Now, let’s take an example **1101 1100 1000 1010 _{2}**. This binary number can be converted into a hexadecimal number as

**DC8A**.

Let’s look at the process with **another example.**

Convert **10101110 _{2}** into its hexadecimal number

10101110_{2} |
|||

Group the bits into four-digit starting from right to left | |||

= | 1010 | 1110 | |

Find the equivalent decimal value of each group. | |||

= | 10 | 14 | (in Decimal) |

Convert the decimal number into a hexadecimal number | |||

= | A | E | (in Hex) |

The hexadecimal number is AE_{16} |

### Hexadecimal to binary and to decimal conversion

In this process, we must first find the binary equivalent of each hexadecimal digit and then binary number to decimal number.

Let’s convert the hexadecimal number 3FA9 into its binary equivalent and then into the decimal equivalent.

**3FA9 _{16}**

= **0011 1111 1010 1001 _{2}**

= (8192+4096+2048+1024+512+256+128+32+8+1)

= **16,297 _{10}**

### How to start counting using hexadecimal numbers?

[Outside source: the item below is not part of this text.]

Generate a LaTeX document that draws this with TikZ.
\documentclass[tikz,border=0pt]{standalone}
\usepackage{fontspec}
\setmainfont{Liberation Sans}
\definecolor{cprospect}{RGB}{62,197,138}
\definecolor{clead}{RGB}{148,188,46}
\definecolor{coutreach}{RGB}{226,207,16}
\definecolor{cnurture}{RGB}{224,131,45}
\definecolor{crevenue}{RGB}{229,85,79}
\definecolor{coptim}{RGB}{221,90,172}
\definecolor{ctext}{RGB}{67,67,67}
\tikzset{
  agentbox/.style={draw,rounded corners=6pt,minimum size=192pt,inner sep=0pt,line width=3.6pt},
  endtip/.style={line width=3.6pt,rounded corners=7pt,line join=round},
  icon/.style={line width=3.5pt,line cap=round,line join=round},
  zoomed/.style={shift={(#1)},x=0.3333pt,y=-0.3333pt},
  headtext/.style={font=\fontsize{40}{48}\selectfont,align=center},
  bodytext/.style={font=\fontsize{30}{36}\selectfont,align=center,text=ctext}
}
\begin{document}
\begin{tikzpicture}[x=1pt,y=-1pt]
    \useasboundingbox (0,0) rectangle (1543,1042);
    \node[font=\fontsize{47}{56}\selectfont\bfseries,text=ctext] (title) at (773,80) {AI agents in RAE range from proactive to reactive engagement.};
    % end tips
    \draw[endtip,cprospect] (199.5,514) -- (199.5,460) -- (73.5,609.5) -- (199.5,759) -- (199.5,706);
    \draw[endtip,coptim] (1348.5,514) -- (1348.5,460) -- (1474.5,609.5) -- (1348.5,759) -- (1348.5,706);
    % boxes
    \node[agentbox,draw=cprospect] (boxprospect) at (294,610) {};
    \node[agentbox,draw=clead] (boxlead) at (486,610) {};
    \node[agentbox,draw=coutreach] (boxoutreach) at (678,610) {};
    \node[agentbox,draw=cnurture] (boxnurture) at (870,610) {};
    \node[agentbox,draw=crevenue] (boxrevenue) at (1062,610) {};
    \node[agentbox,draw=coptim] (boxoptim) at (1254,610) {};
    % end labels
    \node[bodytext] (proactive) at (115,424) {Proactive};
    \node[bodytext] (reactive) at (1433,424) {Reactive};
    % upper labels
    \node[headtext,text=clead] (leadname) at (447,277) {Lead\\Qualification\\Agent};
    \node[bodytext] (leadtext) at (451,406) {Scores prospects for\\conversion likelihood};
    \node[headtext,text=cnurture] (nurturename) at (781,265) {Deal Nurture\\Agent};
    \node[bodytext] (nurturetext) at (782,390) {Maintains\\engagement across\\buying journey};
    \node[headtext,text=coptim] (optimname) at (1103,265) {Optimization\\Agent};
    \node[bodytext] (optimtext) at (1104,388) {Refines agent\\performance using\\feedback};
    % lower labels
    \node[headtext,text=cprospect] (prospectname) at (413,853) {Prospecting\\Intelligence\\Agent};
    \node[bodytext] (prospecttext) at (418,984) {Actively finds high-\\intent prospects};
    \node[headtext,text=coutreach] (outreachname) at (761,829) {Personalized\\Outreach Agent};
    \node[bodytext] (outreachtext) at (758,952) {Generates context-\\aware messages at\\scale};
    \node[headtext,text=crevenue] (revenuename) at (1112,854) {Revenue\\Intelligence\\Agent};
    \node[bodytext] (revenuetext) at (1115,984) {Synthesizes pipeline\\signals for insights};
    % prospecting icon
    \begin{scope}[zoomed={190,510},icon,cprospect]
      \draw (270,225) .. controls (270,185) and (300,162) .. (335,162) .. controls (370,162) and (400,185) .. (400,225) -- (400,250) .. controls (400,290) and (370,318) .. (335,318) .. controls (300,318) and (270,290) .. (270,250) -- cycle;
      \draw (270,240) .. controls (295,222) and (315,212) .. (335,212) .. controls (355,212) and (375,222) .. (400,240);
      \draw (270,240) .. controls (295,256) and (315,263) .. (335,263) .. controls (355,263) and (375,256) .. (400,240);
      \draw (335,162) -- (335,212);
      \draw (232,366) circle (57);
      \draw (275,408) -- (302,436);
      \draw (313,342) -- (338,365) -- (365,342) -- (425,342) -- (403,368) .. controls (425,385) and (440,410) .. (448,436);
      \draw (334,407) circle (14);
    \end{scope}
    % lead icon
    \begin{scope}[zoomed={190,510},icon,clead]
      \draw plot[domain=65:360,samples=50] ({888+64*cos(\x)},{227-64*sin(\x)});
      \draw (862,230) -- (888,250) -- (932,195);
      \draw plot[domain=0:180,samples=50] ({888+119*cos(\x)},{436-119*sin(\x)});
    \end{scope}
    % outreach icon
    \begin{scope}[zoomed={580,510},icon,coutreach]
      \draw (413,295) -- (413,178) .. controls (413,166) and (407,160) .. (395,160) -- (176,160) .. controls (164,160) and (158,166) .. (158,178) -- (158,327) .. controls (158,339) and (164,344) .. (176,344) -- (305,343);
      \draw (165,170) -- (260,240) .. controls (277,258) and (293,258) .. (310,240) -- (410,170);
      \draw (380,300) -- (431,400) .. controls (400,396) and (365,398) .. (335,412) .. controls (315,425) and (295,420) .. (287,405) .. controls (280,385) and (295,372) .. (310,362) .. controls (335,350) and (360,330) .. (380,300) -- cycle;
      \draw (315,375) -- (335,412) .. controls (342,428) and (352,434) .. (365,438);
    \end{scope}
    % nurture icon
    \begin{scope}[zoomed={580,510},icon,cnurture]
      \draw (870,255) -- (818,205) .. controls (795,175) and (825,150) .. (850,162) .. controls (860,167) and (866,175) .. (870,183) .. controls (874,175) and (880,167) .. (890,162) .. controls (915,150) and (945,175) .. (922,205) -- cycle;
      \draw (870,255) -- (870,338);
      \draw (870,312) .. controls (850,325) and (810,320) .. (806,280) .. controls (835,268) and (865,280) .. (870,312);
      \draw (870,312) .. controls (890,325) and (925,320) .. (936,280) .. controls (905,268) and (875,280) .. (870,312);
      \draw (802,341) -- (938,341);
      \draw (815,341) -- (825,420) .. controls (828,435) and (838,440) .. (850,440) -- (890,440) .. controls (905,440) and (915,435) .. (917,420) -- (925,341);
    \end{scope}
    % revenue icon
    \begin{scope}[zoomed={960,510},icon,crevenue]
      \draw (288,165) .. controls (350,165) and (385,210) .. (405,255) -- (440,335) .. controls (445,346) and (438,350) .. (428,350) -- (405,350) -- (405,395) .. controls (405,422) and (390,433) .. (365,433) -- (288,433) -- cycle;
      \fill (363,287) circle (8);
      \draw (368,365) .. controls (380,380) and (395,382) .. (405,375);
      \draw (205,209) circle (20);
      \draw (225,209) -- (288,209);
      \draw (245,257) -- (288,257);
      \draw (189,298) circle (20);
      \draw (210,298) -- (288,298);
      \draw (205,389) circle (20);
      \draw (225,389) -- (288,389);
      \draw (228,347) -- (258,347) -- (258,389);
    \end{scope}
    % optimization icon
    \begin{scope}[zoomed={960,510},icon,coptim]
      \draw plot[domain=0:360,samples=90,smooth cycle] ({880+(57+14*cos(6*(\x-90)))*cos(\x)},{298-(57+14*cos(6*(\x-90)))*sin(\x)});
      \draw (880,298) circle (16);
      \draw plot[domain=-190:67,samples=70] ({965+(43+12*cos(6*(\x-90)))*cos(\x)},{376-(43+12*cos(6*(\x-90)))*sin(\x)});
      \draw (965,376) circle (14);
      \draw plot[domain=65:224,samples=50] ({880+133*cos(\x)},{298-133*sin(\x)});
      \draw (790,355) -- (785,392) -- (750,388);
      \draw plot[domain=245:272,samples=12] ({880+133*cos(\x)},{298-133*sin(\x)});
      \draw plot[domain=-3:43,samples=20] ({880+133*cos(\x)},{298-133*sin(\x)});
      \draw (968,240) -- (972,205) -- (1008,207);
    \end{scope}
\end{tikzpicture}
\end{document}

As we know that first counting from 0 to F is equal to 4-bits. If we further start to count that is beyond F, then we have to add another 4-bits.

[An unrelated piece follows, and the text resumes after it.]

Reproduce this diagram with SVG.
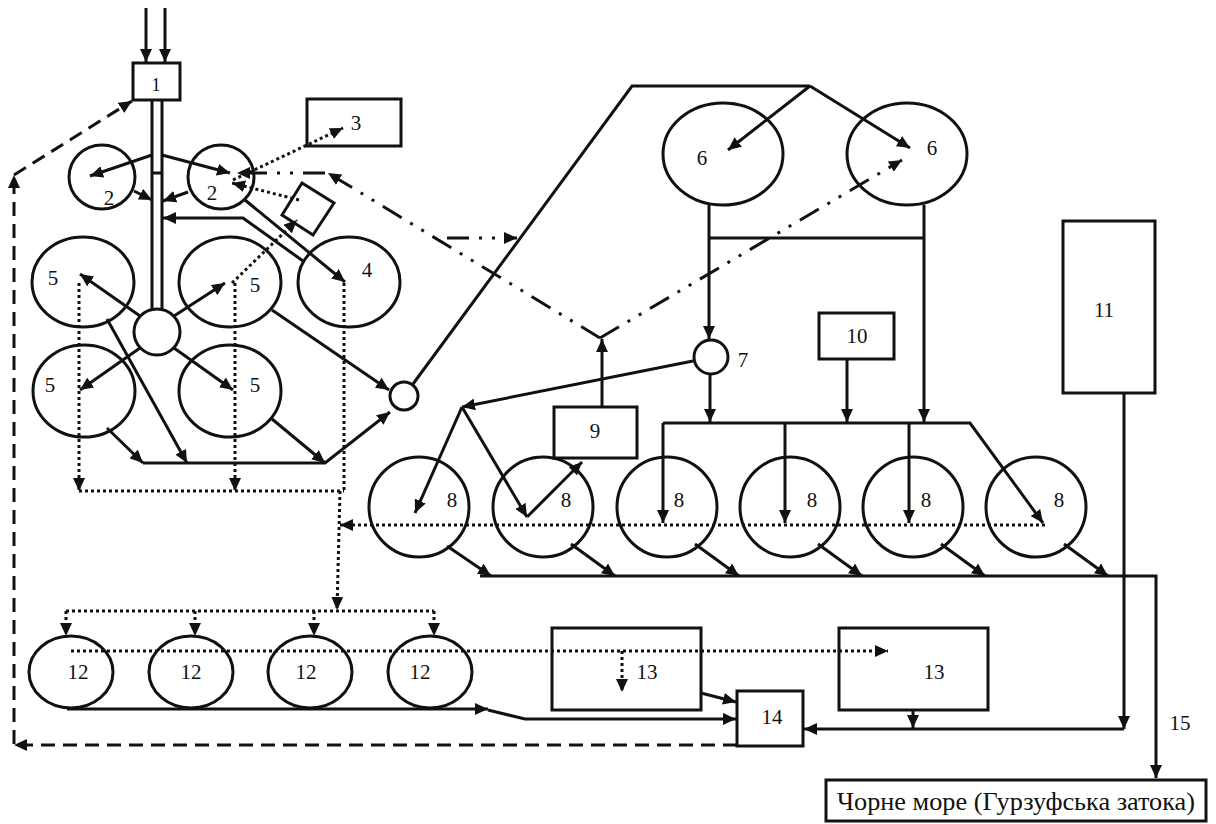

So, the first counting in a single hexadecimal digit is 0…9…A, B, C, D, E, F.

The two-digit hexadecimal counting starts with 10 (0001 0000). Here, the first digit change from 0 to F by keeping 2nd digit constant like 10,11,12,…1A,1B,..1F.

After that, we increase the second digit from 1 to 2 and change the first digit from 0 to F like 21, 22, 23,…2A,2B..2F.

Likewise, we can count two-digit hexadecimal number until we reach **FF (1111 1111)**, equivalent to **255 in decimal number**.

So, the final count in the three-digit hexadecimal number will be **FFF _{16} (4095_{10}),** and the four-digit hexadecimal number will be

**FFFF**.

_{16}(65535_{10})### Takeaway

The hexadecimal numbering system, in short, known as **hex**, is denoted with base-16 because it consists of 16 digits from 0-to-9 and A-to-F.

The hexadecimal number reduces large binary numbers into sets of 4-bit.

To convert binary to hexadecimal, we have to group four digits from right to left. After that, look for equivalent hexadecimal digits.

Moreover, the hexadecimal number is used to represent the format of Internet Protocol version 6 (IPv6).